I’m still not really used to this insanity, three years later. But what I have always wondered was how exactly the final tow truck was decided. Was it first come, first served? Or did the car wreck owner hold an impromptu bidding war? Rock, paper, scissors? Or what!?!? I just couldn’t figure it out.
Well, folks, the mystery has been solved. My best girlfriend got to witness the whole thing. And it is more hilarious and bizarre than I ever imagined!
So what happens is the cop calls for tow trucks, presumably. They all arrive on the scene. They get out, donning their yellow protective vests and walk over to the cop. The cop TAKES OFF HIS HAT and they all drop in tiny slips of paper which contain God Knows What (too small for a business card – maybe a special ID number?! Do they have a company that specializes in printing these up for them? How does this work?) and the police officer DRAWS FROM THE HAT.
Seriously.
Rock, paper, scissors wasn’t nearly as off the mark as I thought!
I just cannot get over the hilarity of this. This has to be the most unscientific business model on earth. If you are starting your own tow business, how do you even write up a business plan based on that model of chance? Are you allowed to better your odds with colored paper or textured paper? What if its raining?
I’m afraid this is one mystery that just led to more mysteries! But at least the cat is out of the bag and now I know.
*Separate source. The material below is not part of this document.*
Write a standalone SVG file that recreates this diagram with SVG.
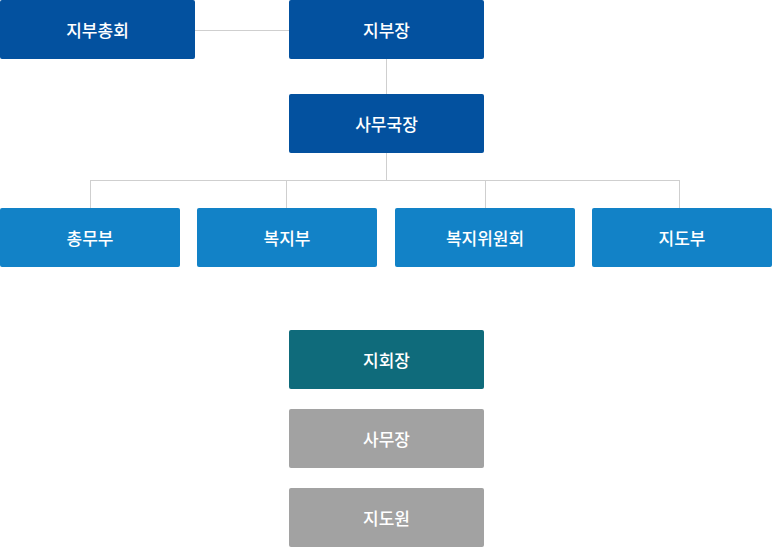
<svg xmlns="http://www.w3.org/2000/svg" width="772" height="547" viewBox="0 0 772 547">
<style>
.dk{fill:#03519f}
.lt{fill:#1282c7}
.tl{fill:#0f6b7b}
.gy{fill:#a2a2a2}
text{font-family:"Noto Sans CJK KR","Noto Sans",sans-serif;font-size:17px;font-weight:500;fill:#fff;text-anchor:middle;dominant-baseline:central}
.ln{stroke:#cfcfcf;stroke-width:1;fill:none}
</style>
<g id="connectors">
<path class="ln" d="M195,30.5H289"/>
<path class="ln" d="M386.5,58V94"/>
<path class="ln" d="M386.5,153V180.5"/>
<path class="ln" d="M90.5,180.5H679.5"/>
<path class="ln" d="M90.5,180V208M286.5,180V208M485.5,180V208M679.5,180V208"/>
</g>
<g id="n1"><rect class="dk" x="0" y="0" width="195" height="59" rx="2"/><text x="97.5" y="29.5">지부총회</text></g>
<g id="n2"><rect class="dk" x="289" y="0" width="195" height="59" rx="2"/><text x="386.5" y="29.5">지부장</text></g>
<g id="n3"><rect class="dk" x="289" y="94" width="195" height="59" rx="2"/><text x="386.5" y="123.5">사무국장</text></g>
<g id="n4"><rect class="lt" x="0" y="208" width="180" height="59" rx="2"/><text x="90" y="237.5">총무부</text></g>
<g id="n5"><rect class="lt" x="197" y="208" width="180" height="59" rx="2"/><text x="287" y="237.5">복지부</text></g>
<g id="n6"><rect class="lt" x="395" y="208" width="180" height="59" rx="2"/><text x="485" y="237.5">복지위원회</text></g>
<g id="n7"><rect class="lt" x="592" y="208" width="180" height="59" rx="2"/><text x="682" y="237.5">지도부</text></g>
<g id="n8"><rect class="tl" x="289" y="330" width="195" height="59" rx="2"/><text x="386.5" y="359.5">지회장</text></g>
<g id="n9"><rect class="gy" x="289" y="409" width="195" height="59" rx="2"/><text x="386.5" y="438.5">사무장</text></g>
<g id="n10"><rect class="gy" x="289" y="488" width="195" height="59" rx="2"/><text x="386.5" y="517.5">지도원</text></g>
</svg>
I have never seen or heard of that. I don’t think they do that in Dallas. If they do, I have never seen it. Very weird.
Is that what it’s all about? Glad you told me because after two years I still couldn’t figure out why even a small accident would require so many tow trucks! I saw a whole barrage of them on Rayford maybe a week ago and assumed there had been, I don’t know, a 40 car accident they had to clear up. Hey, at least the cops handle it the diplomatic way 🙂
K my friend that lives in Spring was telling me about this craziness! She said they all have police scanners and hear when there is an accident. Didnt know about the drawing though. That is crazy! What if I wanted to decide for myself? Weird!
I know, right? Its possible that maybe the owner of the vehicle wasn’t present so maybe they do a drawing in that case? I would be FURIOUS if the cop picked blindly and I couldn’t choose my own service!
Wait! Are you saying that in Michigan, if you are in a car accident, you don’t call the police at all????? Seriously? Doesn’t your insurance company need a copy of the police report? Oh, I have much to learn.
Haha! No – you do call the police. You just don’t rely on them to negotiate your tow truck.
Shwoo! That makes so much more sense. I figured I must have been misreading something. Yeah, really weird idea for the police to decide on the tow truck.
So bizarre…
My mother-in-law is visiting from Houston and she confirms. How strange!